Повести Чарской, с одной стороны, отпугивают нас недостоверностью коллизий, с другой — привлекают захватывающей фабулой, сильными чувствами, смелостью и благородством героев, которые не рассуждают, а действуют. Здесь уместны пушкинские слова о романе «Рославлев, или Русские в 1812 году» М. Загоскина, писателя, которого также издавало товарищество Вольф: «Положения, хотя и натянутые, занимательны… разговоры, хотя и ложные, живы… все можно прочесть с удовольствием».
Читатели Загоскина, Дюма, Чарской — это будущие читатели большой литературы, которые покамест не успели приобрести только особый навык, чтобы получать иное удовольствие, более, может быть, глубокое, более острое — от подлинности.
Удивителен процесс возвращения, воскрешения, второго рождения многих произведений и даже целых пластов отечественной культуры: свободная волна общественного интереса вызывает к жизни все новые имена, что были когда-то изъяты из обихода, вычеркнуты грубыми руками временщиков, присвоивших себе право решать от лица истории.
Среди этих имен — Чарская.
Сегодня ей предстоит новое испытание. Окажется ли внимание к ней благосклонно-прочным? Или же ее творчество опять вернется, на сей раз навсегда, в небытие?

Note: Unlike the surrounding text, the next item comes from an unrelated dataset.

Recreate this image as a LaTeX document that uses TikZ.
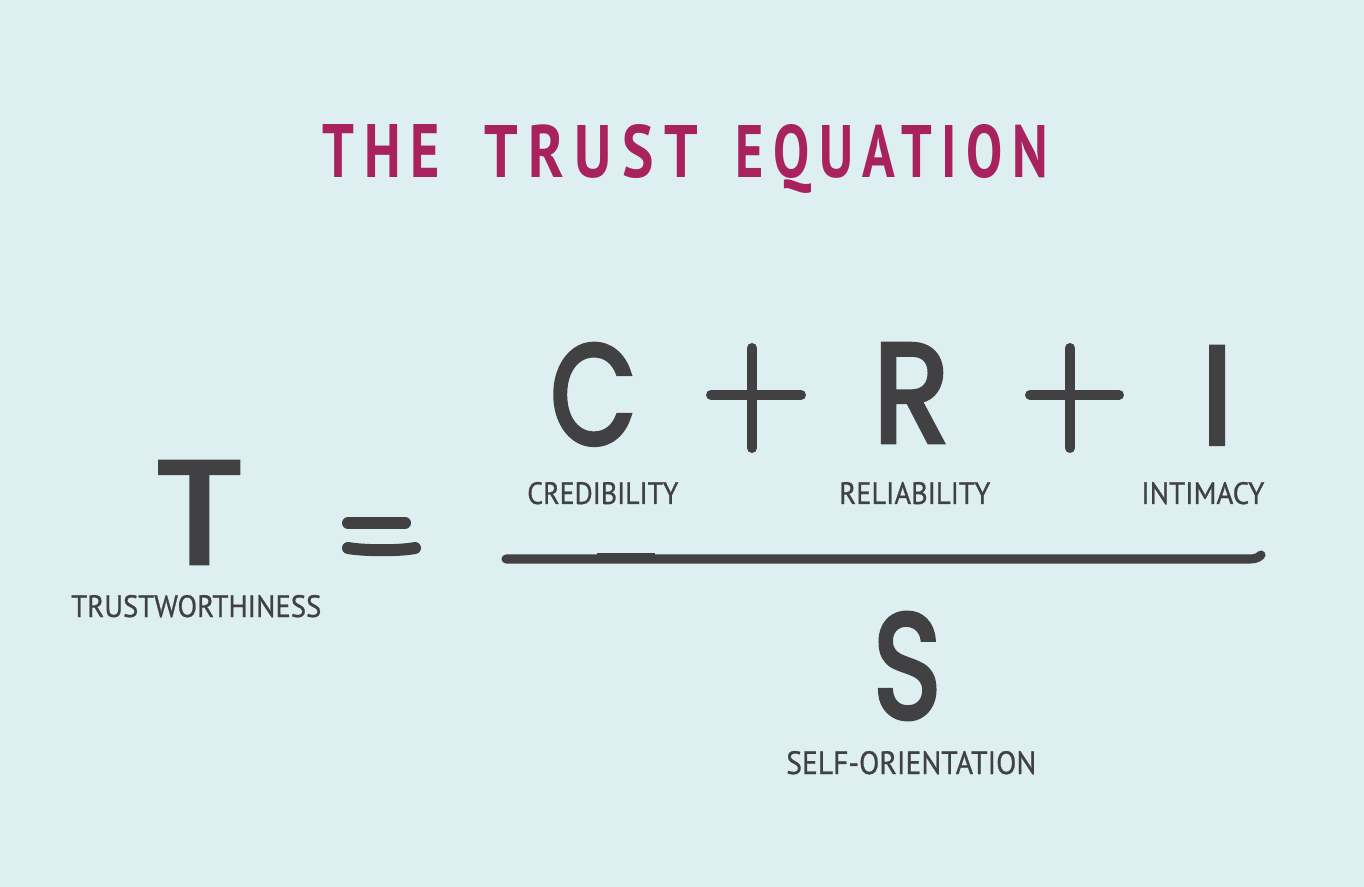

На этот вопрос может ответить только время.
Владимир Приходько
1
Неуклюжие слова попадутся читателю и на страницах этой книги. Вот пример из «Сибирочки»: «Перед ними стоял ящик, уставленный старыми, с отбитыми краями, тарелками, наполненными лакомствами до краев…». Отбитые, но наполненные лакомствами края — небрежность, которую нечем оправдать.